▸ **GIVEN PROBLEM**: Wherever "Recreate" appears in a line, copy that line.

▸ **PROVIDED DATA**:
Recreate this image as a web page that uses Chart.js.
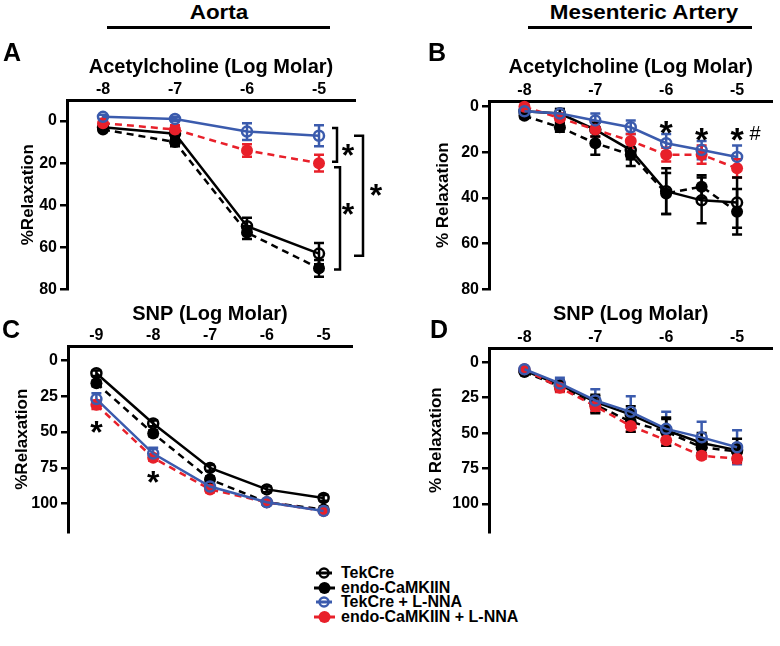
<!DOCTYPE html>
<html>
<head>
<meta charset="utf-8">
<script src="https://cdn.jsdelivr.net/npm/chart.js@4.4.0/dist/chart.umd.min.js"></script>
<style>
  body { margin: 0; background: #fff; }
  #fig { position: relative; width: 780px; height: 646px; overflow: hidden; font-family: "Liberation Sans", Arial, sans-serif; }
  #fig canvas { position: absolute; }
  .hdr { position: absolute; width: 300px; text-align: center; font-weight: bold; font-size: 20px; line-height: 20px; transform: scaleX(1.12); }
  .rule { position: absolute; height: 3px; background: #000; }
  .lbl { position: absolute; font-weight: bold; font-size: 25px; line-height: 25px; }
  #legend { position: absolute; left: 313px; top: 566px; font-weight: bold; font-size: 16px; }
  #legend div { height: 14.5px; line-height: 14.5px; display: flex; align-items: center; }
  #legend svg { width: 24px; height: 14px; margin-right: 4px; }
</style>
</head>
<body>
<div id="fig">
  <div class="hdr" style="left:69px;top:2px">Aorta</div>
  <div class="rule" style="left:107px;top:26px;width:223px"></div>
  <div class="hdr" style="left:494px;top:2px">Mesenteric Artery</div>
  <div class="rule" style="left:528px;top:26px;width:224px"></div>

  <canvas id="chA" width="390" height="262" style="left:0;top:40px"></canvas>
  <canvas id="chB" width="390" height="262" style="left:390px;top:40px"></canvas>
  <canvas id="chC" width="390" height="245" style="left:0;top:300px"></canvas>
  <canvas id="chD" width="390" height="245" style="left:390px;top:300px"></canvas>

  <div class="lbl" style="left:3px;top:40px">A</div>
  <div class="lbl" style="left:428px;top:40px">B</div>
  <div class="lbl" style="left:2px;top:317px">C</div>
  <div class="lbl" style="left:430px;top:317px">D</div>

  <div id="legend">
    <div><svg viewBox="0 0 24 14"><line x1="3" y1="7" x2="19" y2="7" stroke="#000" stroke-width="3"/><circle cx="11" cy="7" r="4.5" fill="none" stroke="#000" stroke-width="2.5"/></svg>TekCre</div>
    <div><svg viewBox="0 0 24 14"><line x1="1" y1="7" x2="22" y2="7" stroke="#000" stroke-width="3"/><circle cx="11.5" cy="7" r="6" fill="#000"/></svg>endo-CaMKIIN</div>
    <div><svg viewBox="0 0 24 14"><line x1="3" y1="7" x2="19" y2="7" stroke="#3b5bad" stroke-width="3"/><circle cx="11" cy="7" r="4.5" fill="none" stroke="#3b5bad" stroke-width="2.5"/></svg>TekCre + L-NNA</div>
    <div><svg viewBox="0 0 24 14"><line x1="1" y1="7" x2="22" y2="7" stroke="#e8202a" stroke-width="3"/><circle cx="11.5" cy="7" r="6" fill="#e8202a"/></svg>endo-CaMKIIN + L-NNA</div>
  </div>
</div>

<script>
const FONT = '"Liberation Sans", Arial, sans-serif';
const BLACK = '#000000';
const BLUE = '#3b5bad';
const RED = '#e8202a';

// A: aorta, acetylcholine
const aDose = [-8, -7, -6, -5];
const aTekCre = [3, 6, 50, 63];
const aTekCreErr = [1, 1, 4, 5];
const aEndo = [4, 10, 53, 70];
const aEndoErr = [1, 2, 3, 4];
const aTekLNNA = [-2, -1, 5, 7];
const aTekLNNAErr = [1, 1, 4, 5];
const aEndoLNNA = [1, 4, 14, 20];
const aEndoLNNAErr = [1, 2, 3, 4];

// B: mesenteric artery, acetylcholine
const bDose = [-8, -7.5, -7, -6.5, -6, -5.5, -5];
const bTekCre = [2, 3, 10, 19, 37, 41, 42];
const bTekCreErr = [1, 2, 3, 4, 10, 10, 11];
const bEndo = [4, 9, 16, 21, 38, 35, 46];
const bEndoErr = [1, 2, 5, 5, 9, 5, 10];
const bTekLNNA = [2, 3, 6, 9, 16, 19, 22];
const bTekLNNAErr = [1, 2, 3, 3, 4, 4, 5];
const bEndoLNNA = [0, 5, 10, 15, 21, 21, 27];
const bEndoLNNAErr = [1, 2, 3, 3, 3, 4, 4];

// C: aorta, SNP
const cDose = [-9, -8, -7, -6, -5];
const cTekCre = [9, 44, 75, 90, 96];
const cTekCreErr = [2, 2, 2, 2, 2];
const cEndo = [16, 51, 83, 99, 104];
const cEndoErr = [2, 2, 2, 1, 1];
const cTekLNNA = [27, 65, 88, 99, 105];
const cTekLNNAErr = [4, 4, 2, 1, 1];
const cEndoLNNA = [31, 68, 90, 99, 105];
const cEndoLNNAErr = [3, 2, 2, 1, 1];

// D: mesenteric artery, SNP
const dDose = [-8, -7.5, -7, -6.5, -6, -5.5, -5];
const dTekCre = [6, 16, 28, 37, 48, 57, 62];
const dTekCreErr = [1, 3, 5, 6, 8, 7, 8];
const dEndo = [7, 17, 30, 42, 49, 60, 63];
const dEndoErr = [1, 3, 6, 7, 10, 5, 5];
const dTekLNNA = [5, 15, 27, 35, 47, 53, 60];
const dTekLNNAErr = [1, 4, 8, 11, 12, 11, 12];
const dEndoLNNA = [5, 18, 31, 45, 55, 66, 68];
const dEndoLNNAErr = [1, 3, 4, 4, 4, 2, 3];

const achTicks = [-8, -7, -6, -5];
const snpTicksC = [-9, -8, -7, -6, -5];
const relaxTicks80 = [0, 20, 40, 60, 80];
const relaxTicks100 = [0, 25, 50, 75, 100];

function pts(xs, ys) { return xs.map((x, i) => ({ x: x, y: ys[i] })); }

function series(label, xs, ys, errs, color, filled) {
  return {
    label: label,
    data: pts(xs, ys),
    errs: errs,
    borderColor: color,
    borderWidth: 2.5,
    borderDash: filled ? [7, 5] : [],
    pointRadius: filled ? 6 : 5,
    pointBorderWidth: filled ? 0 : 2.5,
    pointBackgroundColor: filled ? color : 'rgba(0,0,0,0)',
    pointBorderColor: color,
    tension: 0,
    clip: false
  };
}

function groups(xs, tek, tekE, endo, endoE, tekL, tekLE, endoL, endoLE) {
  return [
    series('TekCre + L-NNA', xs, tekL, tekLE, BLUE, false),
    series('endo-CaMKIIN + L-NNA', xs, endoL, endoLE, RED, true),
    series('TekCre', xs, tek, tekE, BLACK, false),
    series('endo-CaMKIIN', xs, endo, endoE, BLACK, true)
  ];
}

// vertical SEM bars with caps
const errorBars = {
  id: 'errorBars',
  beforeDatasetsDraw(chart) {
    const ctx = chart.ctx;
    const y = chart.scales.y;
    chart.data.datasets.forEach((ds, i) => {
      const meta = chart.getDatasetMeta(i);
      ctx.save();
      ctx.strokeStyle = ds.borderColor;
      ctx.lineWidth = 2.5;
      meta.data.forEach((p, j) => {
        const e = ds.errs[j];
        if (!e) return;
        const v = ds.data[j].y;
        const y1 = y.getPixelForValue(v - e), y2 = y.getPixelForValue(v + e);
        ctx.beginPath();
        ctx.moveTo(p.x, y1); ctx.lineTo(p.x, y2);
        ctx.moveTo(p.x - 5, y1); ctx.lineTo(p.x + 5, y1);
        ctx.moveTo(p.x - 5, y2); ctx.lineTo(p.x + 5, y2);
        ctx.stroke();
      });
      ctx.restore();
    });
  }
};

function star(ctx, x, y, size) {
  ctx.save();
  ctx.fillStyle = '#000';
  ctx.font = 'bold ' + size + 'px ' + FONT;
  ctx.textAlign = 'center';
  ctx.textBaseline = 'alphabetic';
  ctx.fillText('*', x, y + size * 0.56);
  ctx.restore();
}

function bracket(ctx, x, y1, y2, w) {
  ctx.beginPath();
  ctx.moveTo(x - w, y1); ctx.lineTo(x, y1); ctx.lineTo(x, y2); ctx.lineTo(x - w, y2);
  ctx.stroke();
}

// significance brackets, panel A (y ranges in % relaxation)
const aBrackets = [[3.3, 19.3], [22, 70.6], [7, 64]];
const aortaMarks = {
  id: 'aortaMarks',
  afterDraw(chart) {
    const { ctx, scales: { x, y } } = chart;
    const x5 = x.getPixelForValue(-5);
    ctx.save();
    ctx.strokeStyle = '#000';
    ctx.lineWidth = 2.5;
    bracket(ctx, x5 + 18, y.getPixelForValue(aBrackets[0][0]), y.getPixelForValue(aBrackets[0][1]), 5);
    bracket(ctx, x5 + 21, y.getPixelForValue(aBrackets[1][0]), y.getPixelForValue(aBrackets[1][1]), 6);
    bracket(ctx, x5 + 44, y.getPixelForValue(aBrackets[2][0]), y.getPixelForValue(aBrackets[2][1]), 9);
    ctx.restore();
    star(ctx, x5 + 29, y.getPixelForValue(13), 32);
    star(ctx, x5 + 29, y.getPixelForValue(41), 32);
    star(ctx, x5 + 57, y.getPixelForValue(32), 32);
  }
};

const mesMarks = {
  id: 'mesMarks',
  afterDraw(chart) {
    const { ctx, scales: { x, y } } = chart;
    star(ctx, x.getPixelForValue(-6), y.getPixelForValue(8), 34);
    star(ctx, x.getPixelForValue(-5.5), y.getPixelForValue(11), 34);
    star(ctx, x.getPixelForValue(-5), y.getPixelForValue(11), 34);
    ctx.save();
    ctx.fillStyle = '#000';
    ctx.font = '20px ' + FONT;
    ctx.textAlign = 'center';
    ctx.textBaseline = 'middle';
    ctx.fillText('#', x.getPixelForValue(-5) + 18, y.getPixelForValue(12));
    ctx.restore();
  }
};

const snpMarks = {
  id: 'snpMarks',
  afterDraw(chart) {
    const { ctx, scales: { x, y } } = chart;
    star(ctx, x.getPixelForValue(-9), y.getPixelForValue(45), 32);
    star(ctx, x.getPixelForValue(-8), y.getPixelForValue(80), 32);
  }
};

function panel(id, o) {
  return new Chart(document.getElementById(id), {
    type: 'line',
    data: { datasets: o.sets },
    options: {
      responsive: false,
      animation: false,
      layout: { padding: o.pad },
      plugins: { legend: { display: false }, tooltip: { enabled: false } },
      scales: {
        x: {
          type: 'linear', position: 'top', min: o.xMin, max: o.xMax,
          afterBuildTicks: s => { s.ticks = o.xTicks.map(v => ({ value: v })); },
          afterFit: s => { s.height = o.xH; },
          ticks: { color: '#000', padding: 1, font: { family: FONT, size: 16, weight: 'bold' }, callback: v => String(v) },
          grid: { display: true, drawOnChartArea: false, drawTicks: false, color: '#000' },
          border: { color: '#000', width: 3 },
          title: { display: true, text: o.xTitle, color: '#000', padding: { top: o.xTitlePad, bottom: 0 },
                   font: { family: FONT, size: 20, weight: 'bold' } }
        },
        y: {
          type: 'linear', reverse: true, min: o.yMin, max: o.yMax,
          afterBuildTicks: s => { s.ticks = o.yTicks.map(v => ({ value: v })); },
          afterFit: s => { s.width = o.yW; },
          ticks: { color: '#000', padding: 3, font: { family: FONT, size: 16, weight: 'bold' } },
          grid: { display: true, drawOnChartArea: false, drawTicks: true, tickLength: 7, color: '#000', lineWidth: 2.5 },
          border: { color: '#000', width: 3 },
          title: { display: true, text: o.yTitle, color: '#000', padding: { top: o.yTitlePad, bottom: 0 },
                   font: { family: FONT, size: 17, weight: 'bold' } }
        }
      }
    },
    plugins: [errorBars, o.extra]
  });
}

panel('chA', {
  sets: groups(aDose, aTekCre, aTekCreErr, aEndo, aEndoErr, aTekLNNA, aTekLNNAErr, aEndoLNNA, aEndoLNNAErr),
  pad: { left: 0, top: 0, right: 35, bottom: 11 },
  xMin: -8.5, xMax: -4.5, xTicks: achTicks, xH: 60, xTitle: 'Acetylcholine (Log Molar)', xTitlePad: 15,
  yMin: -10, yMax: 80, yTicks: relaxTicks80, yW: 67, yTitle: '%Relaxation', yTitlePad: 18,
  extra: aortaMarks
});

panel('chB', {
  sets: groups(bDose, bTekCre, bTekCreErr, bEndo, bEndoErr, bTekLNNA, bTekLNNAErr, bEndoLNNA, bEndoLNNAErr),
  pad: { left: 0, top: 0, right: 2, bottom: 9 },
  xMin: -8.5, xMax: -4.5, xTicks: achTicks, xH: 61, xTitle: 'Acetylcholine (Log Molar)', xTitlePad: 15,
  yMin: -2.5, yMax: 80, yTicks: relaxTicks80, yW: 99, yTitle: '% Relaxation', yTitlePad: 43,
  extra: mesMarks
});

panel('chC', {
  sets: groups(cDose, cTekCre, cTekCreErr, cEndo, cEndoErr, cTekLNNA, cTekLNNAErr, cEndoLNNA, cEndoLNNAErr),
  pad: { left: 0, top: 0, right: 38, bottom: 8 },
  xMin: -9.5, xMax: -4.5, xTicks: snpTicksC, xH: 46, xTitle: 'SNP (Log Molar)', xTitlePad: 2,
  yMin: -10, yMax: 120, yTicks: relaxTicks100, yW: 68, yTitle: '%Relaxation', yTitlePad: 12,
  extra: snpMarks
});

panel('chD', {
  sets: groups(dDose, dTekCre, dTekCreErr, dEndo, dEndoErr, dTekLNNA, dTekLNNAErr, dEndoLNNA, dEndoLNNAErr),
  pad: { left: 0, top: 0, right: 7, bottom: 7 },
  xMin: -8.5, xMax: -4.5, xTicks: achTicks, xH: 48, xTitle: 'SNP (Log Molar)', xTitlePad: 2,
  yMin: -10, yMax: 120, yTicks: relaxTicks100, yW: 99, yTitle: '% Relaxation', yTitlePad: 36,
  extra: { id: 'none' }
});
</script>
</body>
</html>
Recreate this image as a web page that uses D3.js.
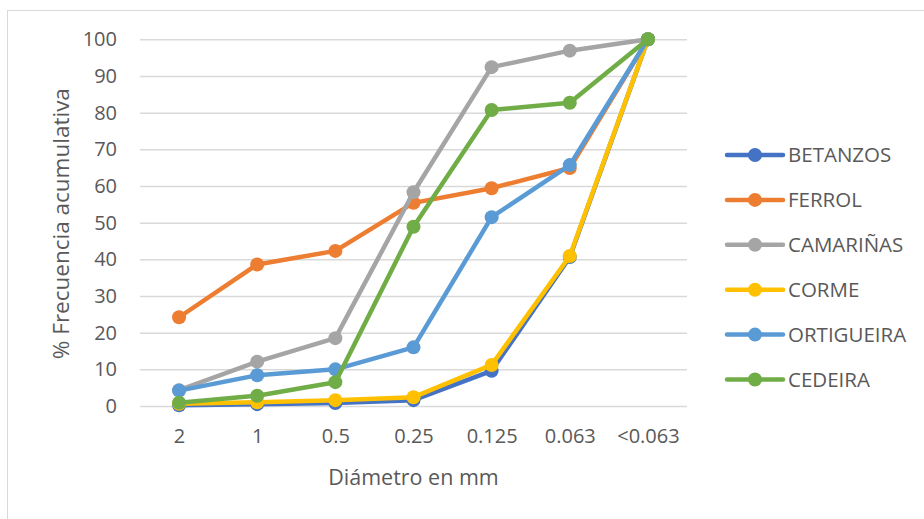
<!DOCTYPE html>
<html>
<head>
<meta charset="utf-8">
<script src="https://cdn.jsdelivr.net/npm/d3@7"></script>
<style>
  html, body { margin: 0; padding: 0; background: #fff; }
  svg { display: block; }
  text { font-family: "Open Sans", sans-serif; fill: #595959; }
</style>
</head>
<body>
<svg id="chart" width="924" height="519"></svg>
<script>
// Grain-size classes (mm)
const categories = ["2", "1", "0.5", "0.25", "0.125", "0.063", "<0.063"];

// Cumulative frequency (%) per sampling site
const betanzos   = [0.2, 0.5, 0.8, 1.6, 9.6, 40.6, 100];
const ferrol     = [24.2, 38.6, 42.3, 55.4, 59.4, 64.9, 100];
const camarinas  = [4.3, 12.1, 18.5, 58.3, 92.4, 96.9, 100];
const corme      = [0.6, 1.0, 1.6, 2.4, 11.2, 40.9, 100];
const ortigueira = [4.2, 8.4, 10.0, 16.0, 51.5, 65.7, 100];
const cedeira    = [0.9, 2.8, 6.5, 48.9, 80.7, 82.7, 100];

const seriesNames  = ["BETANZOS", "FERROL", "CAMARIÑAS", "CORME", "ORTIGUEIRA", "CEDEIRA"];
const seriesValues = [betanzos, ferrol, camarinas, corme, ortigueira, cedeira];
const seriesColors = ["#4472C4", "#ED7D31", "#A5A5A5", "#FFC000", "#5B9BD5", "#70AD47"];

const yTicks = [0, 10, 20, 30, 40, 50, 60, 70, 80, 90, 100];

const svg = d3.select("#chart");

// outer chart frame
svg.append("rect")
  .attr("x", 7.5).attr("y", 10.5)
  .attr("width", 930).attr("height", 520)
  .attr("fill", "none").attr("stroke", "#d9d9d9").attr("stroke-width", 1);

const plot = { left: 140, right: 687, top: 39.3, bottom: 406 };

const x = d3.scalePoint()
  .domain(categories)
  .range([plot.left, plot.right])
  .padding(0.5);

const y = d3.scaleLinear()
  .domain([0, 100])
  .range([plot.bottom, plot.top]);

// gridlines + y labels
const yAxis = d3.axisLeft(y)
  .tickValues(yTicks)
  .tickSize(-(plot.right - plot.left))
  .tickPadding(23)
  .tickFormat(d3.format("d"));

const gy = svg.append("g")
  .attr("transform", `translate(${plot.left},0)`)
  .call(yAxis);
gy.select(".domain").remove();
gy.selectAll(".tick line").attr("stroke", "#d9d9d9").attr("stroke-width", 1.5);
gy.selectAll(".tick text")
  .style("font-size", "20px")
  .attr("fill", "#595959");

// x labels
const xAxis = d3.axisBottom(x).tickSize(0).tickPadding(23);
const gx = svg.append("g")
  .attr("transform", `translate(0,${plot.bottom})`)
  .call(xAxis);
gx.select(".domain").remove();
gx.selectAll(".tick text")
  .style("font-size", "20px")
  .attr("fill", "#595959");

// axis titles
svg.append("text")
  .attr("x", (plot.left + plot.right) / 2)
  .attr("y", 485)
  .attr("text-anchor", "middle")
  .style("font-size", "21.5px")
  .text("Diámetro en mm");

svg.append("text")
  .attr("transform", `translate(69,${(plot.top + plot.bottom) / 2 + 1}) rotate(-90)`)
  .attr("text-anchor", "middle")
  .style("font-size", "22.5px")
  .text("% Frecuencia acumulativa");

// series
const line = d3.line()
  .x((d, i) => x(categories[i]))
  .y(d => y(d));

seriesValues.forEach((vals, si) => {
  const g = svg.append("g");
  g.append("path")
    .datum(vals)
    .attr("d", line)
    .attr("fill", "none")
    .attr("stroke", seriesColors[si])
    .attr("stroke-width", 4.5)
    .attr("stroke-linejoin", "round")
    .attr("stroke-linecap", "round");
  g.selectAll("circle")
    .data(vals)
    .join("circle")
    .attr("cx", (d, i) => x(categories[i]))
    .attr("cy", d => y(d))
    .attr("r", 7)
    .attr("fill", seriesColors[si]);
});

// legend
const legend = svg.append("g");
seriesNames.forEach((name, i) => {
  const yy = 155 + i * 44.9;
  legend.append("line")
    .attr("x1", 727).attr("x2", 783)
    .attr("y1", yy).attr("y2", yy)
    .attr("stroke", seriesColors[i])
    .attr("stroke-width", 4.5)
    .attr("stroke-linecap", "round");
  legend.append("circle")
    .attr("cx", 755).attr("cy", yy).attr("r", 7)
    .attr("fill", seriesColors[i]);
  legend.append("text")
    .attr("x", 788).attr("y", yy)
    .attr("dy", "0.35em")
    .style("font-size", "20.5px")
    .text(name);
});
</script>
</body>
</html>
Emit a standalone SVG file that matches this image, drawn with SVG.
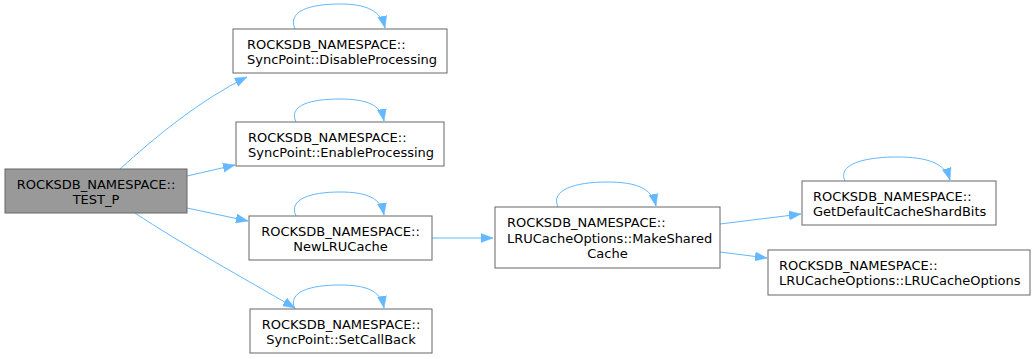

▸ **EXERCISE RESULT**:
Recreate this image as a web page that uses Chart.js.
Recreate this image as a web page that uses D3.js.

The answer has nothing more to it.